The SEC has run off these cookie-cutter settlements without admission of liability for decades. It is a bankrupt approach to regulation that partially contributed to the onset of the Great Recession and seems likely to saddle our society with a future filled with more impotent responses. If this regulatory policy is fair and effective, then why has it only left a swath of devastation in its historic path?

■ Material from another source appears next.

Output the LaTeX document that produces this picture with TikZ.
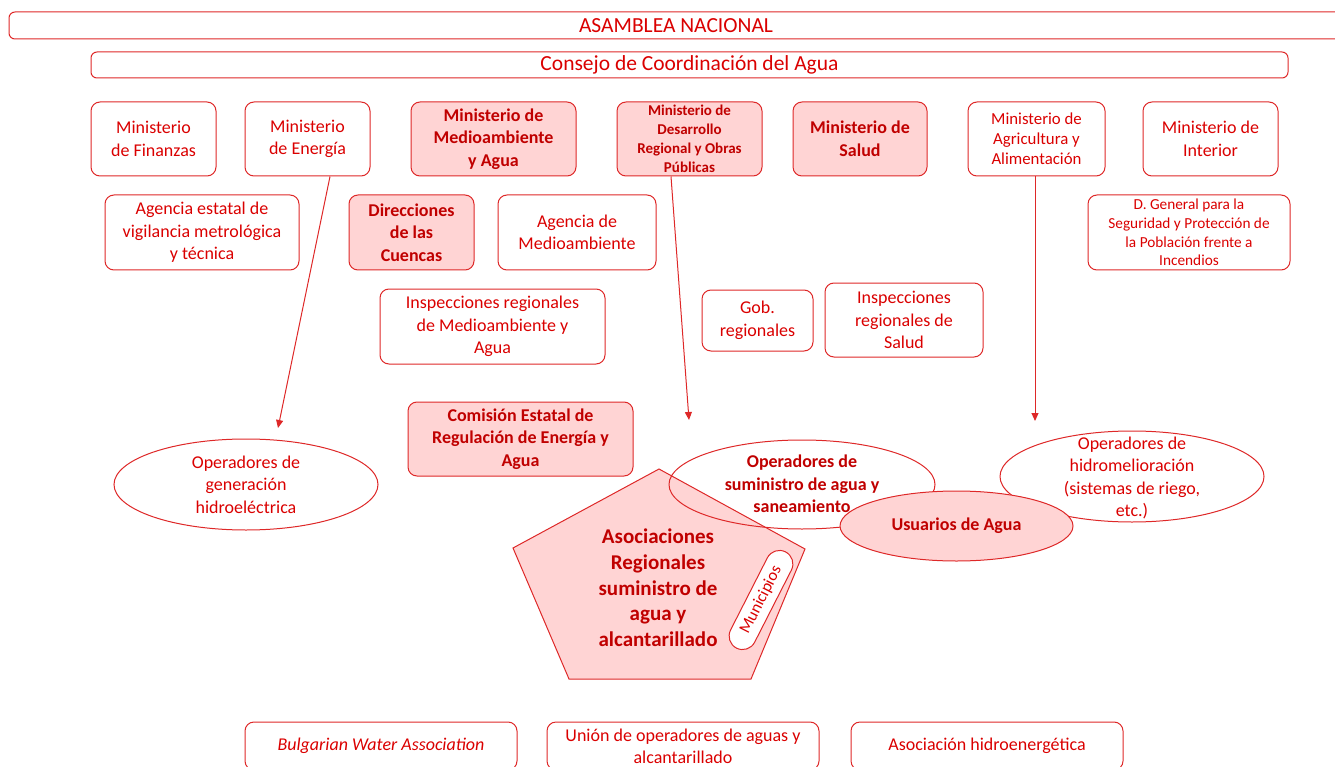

As noted in the commentary above, there is a chasm between how the SEC and the SDNY US Attorney’s office approach high-profile financial industry settlements. Perhaps it is a cultural issue fostered by the SEC’s civil capacity versus the US Attorney’s more typical criminal role — except in the Deutsche Bank case, the US Attorney has filed a civil fraud suit. More cynical folks would point to Wall Street’s fabled revolving door or suggest that the politics of regulation and prosecution have played some role in fashioning the differences. Submitted solely as a curio, consider this section from the Wikipedia page concerning “Robert Khuzami”:

General counsel

In 2002, Khuzami was hired by Richard H. Walker to work at Deutsche Bank in New York as Global Head of Litigation and Regulatory Investigations, where he oversaw litigation and regulatory investigations.[5] In 2004, he was promoted to serve as General Counsel for the Americas, where he supervised more than 100 lawyers. [12] From 2002 to 2004, he headed their global litigation and regulatory investigations. He stayed at the bank until 2009. Walker, who had met Khuzami at Cadwalader, Wickersham & Taft when Walker was a partner there, later recommended him for the enforcement job at the SEC,[1] a job he had once held himself.[13][14]